*YOUR OBJECTIVE*: Restate each of the lines below word for word and drop every picture.

--- START DATASET EXCERPT ---

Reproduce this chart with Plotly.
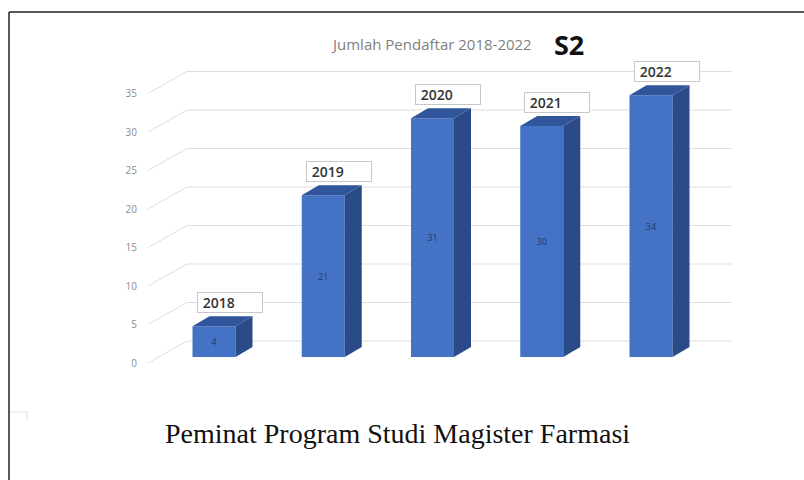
import plotly.graph_objects as go

# ---- data ----
years = ["2018", "2019", "2020", "2021", "2022"]
applicants = [4, 21, 31, 30, 34]
tick_values = [0, 5, 10, 15, 20, 25, 30, 35]
title_text = "Jumlah Pendaftar 2018-2022"
badge_text = "S2"
caption_text = "Peminat Program Studi Magister Farmasi"

# ---- style / geometry constants ----
W, H = 804, 480
PX_X = 109.25          # px per category step
PX_Y = 7.7             # px per unit
X0_PX, Y0_PX = 214, 357  # pixel of category 0 / value 0 (front plane)
DOM_L, DOM_R, DOM_T, DOM_B = 148, 735, 55, 372
bar_w = 43 / PX_X
depth_dx = 17 / PX_X
depth_dy = 10 / PX_Y
wall_dx_left = (187 - X0_PX) / PX_X
wall_right = (732 - X0_PX) / PX_X
wall_dy = (Y0_PX - 341) / PX_Y
front_dy = (Y0_PX - 363) / PX_Y

FRONT = "#4472c4"
SIDE = "#2b4a88"
TOP = "#30559a"

xmin = (DOM_L - X0_PX) / PX_X
xmax = (DOM_R - X0_PX) / PX_X
ymin = (Y0_PX - DOM_B) / PX_Y
ymax = (Y0_PX - DOM_T) / PX_Y

xs = list(range(len(years)))

fig = go.Figure()

# front faces
fig.add_trace(go.Bar(
    x=xs, y=applicants, width=bar_w,
    marker=dict(color=FRONT, line=dict(width=0)),
    text=[str(v) for v in applicants], textposition="inside",
    insidetextanchor="middle", textangle=0,
    textfont=dict(size=9, color="#1f3864", family="Open Sans"),
    hoverinfo="skip",
))

# side and top faces (pseudo 3D)
for x, v in zip(xs, applicants):
    r = x + bar_w / 2
    l = x - bar_w / 2
    fig.add_trace(go.Scatter(
        x=[r, r + depth_dx, r + depth_dx, r, r],
        y=[0, depth_dy, v + depth_dy, v, 0],
        mode="lines", fill="toself", fillcolor=SIDE,
        line=dict(width=0, color=SIDE), hoverinfo="skip"))
    fig.add_trace(go.Scatter(
        x=[l, r, r + depth_dx, l + depth_dx, l],
        y=[v, v, v + depth_dy, v + depth_dy, v],
        mode="lines", fill="toself", fillcolor=TOP,
        line=dict(width=0, color=TOP), hoverinfo="skip"))

# invisible trace to carry the label axis
fig.add_trace(go.Scatter(x=[0], y=[0], yaxis="y2", mode="markers",
                         marker=dict(opacity=0), hoverinfo="skip"))

shapes = []
# back wall gridlines + side wall diagonals
for t in tick_values:
    shapes.append(dict(
        type="path", xref="x", yref="y", layer="below",
        path=f"M {xmin},{t + front_dy} L {wall_dx_left},{t + wall_dy} L {wall_right},{t + wall_dy}",
        line=dict(color="#dedede", width=1)))

# page border
shapes.append(dict(type="line", xref="paper", yref="paper",
                   x0=9 / W, x1=1, y0=(H - 12) / H, y1=(H - 12) / H,
                   line=dict(color="#222", width=1.5)))
shapes.append(dict(type="line", xref="paper", yref="paper",
                   x0=9 / W, x1=9 / W, y0=0, y1=(H - 12) / H,
                   line=dict(color="#222", width=1.5)))
# faint corner mark
shapes.append(dict(type="path", xref="paper", yref="paper",
                   path=f"M {10 / W},{(H - 412) / H} L {27 / W},{(H - 412) / H} L {27 / W},{(H - 421) / H}",
                   line=dict(color="#e2e2e2", width=1)))

annotations = []
for x, v, yr in zip(xs, applicants, years):
    annotations.append(dict(
        x=x - bar_w / 2, y=v, xref="x", yref="y",
        xanchor="left", yanchor="bottom", xshift=4, yshift=13,
        text="&nbsp;" + yr, showarrow=False, align="left",
        width=62, height=17, borderpad=1,
        bordercolor="#c8c8c8", borderwidth=1, bgcolor="white",
        font=dict(size=14, color="#333333", family="Open Sans", weight=600)))

annotations.append(dict(
    x=431 / W, y=(H - 44) / H, xref="paper", yref="paper",
    text=title_text, showarrow=False, xanchor="center", yanchor="middle",
    font=dict(size=15, color="#7f7f7f", family="Open Sans")))
annotations.append(dict(
    x=569 / W, y=(H - 44) / H, xref="paper", yref="paper",
    text=badge_text, showarrow=False, xanchor="center", yanchor="middle",
    font=dict(size=27, color="#111111", family="Open Sans", weight="bold")))
annotations.append(dict(
    x=397 / W, y=(H - 433) / H, xref="paper", yref="paper",
    text=caption_text, showarrow=False, xanchor="center", yanchor="middle",
    font=dict(size=28, color="#111111", family="Liberation Serif")))

fig.update_layout(
    width=W, height=H,
    margin=dict(l=0, r=0, t=0, b=0),
    paper_bgcolor="white", plot_bgcolor="white",
    showlegend=False,
    xaxis=dict(domain=[DOM_L / W, DOM_R / W], range=[xmin, xmax],
               showgrid=False, zeroline=False, showticklabels=False,
               showline=False, fixedrange=True),
    yaxis=dict(domain=[(H - DOM_B) / H, (H - DOM_T) / H], range=[ymin, ymax],
               showgrid=False, zeroline=False, showticklabels=False,
               showline=False, fixedrange=True),
    yaxis2=dict(overlaying="y", side="left", anchor="x",
                range=[ymin - front_dy, ymax - front_dy],
                tickvals=tick_values, ticktext=[str(t) for t in tick_values],
                showgrid=False, zeroline=False, showline=False, ticks="",
                ticklabelstandoff=10, fixedrange=True,
                tickfont=dict(size=10, color="#8c8c8c", family="Open Sans")),
    shapes=shapes,
    annotations=annotations,
)

fig.write_html(
    "out.html",
    config={"displayModeBar": False},
    post_script="document.body.style.margin='0';document.body.style.overflow='hidden';",
)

--- END DATASET EXCERPT ---

*ANSWER TO THE PROBLEM*:
Reproduce this chart with Plotly.
import plotly.graph_objects as go

# ---- data ----
years = ["2018", "2019", "2020", "2021", "2022"]
applicants = [4, 21, 31, 30, 34]
tick_values = [0, 5, 10, 15, 20, 25, 30, 35]
title_text = "Jumlah Pendaftar 2018-2022"
badge_text = "S2"
caption_text = "Peminat Program Studi Magister Farmasi"

# ---- style / geometry constants ----
W, H = 804, 480
PX_X = 109.25          # px per category step
PX_Y = 7.7             # px per unit
X0_PX, Y0_PX = 214, 357  # pixel of category 0 / value 0 (front plane)
DOM_L, DOM_R, DOM_T, DOM_B = 148, 735, 55, 372
bar_w = 43 / PX_X
depth_dx = 17 / PX_X
depth_dy = 10 / PX_Y
wall_dx_left = (187 - X0_PX) / PX_X
wall_right = (732 - X0_PX) / PX_X
wall_dy = (Y0_PX - 341) / PX_Y
front_dy = (Y0_PX - 363) / PX_Y

FRONT = "#4472c4"
SIDE = "#2b4a88"
TOP = "#30559a"

xmin = (DOM_L - X0_PX) / PX_X
xmax = (DOM_R - X0_PX) / PX_X
ymin = (Y0_PX - DOM_B) / PX_Y
ymax = (Y0_PX - DOM_T) / PX_Y

xs = list(range(len(years)))

fig = go.Figure()

# front faces
fig.add_trace(go.Bar(
    x=xs, y=applicants, width=bar_w,
    marker=dict(color=FRONT, line=dict(width=0)),
    text=[str(v) for v in applicants], textposition="inside",
    insidetextanchor="middle", textangle=0,
    textfont=dict(size=9, color="#1f3864", family="Open Sans"),
    hoverinfo="skip",
))

# side and top faces (pseudo 3D)
for x, v in zip(xs, applicants):
    r = x + bar_w / 2
    l = x - bar_w / 2
    fig.add_trace(go.Scatter(
        x=[r, r + depth_dx, r + depth_dx, r, r],
        y=[0, depth_dy, v + depth_dy, v, 0],
        mode="lines", fill="toself", fillcolor=SIDE,
        line=dict(width=0, color=SIDE), hoverinfo="skip"))
    fig.add_trace(go.Scatter(
        x=[l, r, r + depth_dx, l + depth_dx, l],
        y=[v, v, v + depth_dy, v + depth_dy, v],
        mode="lines", fill="toself", fillcolor=TOP,
        line=dict(width=0, color=TOP), hoverinfo="skip"))

# invisible trace to carry the label axis
fig.add_trace(go.Scatter(x=[0], y=[0], yaxis="y2", mode="markers",
                         marker=dict(opacity=0), hoverinfo="skip"))

shapes = []
# back wall gridlines + side wall diagonals
for t in tick_values:
    shapes.append(dict(
        type="path", xref="x", yref="y", layer="below",
        path=f"M {xmin},{t + front_dy} L {wall_dx_left},{t + wall_dy} L {wall_right},{t + wall_dy}",
        line=dict(color="#dedede", width=1)))

# page border
shapes.append(dict(type="line", xref="paper", yref="paper",
                   x0=9 / W, x1=1, y0=(H - 12) / H, y1=(H - 12) / H,
                   line=dict(color="#222", width=1.5)))
shapes.append(dict(type="line", xref="paper", yref="paper",
                   x0=9 / W, x1=9 / W, y0=0, y1=(H - 12) / H,
                   line=dict(color="#222", width=1.5)))
# faint corner mark
shapes.append(dict(type="path", xref="paper", yref="paper",
                   path=f"M {10 / W},{(H - 412) / H} L {27 / W},{(H - 412) / H} L {27 / W},{(H - 421) / H}",
                   line=dict(color="#e2e2e2", width=1)))

annotations = []
for x, v, yr in zip(xs, applicants, years):
    annotations.append(dict(
        x=x - bar_w / 2, y=v, xref="x", yref="y",
        xanchor="left", yanchor="bottom", xshift=4, yshift=13,
        text="&nbsp;" + yr, showarrow=False, align="left",
        width=62, height=17, borderpad=1,
        bordercolor="#c8c8c8", borderwidth=1, bgcolor="white",
        font=dict(size=14, color="#333333", family="Open Sans", weight=600)))

annotations.append(dict(
    x=431 / W, y=(H - 44) / H, xref="paper", yref="paper",
    text=title_text, showarrow=False, xanchor="center", yanchor="middle",
    font=dict(size=15, color="#7f7f7f", family="Open Sans")))
annotations.append(dict(
    x=569 / W, y=(H - 44) / H, xref="paper", yref="paper",
    text=badge_text, showarrow=False, xanchor="center", yanchor="middle",
    font=dict(size=27, color="#111111", family="Open Sans", weight="bold")))
annotations.append(dict(
    x=397 / W, y=(H - 433) / H, xref="paper", yref="paper",
    text=caption_text, showarrow=False, xanchor="center", yanchor="middle",
    font=dict(size=28, color="#111111", family="Liberation Serif")))

fig.update_layout(
    width=W, height=H,
    margin=dict(l=0, r=0, t=0, b=0),
    paper_bgcolor="white", plot_bgcolor="white",
    showlegend=False,
    xaxis=dict(domain=[DOM_L / W, DOM_R / W], range=[xmin, xmax],
               showgrid=False, zeroline=False, showticklabels=False,
               showline=False, fixedrange=True),
    yaxis=dict(domain=[(H - DOM_B) / H, (H - DOM_T) / H], range=[ymin, ymax],
               showgrid=False, zeroline=False, showticklabels=False,
               showline=False, fixedrange=True),
    yaxis2=dict(overlaying="y", side="left", anchor="x",
                range=[ymin - front_dy, ymax - front_dy],
                tickvals=tick_values, ticktext=[str(t) for t in tick_values],
                showgrid=False, zeroline=False, showline=False, ticks="",
                ticklabelstandoff=10, fixedrange=True,
                tickfont=dict(size=10, color="#8c8c8c", family="Open Sans")),
    shapes=shapes,
    annotations=annotations,
)

fig.write_html(
    "out.html",
    config={"displayModeBar": False},
    post_script="document.body.style.margin='0';document.body.style.overflow='hidden';",
)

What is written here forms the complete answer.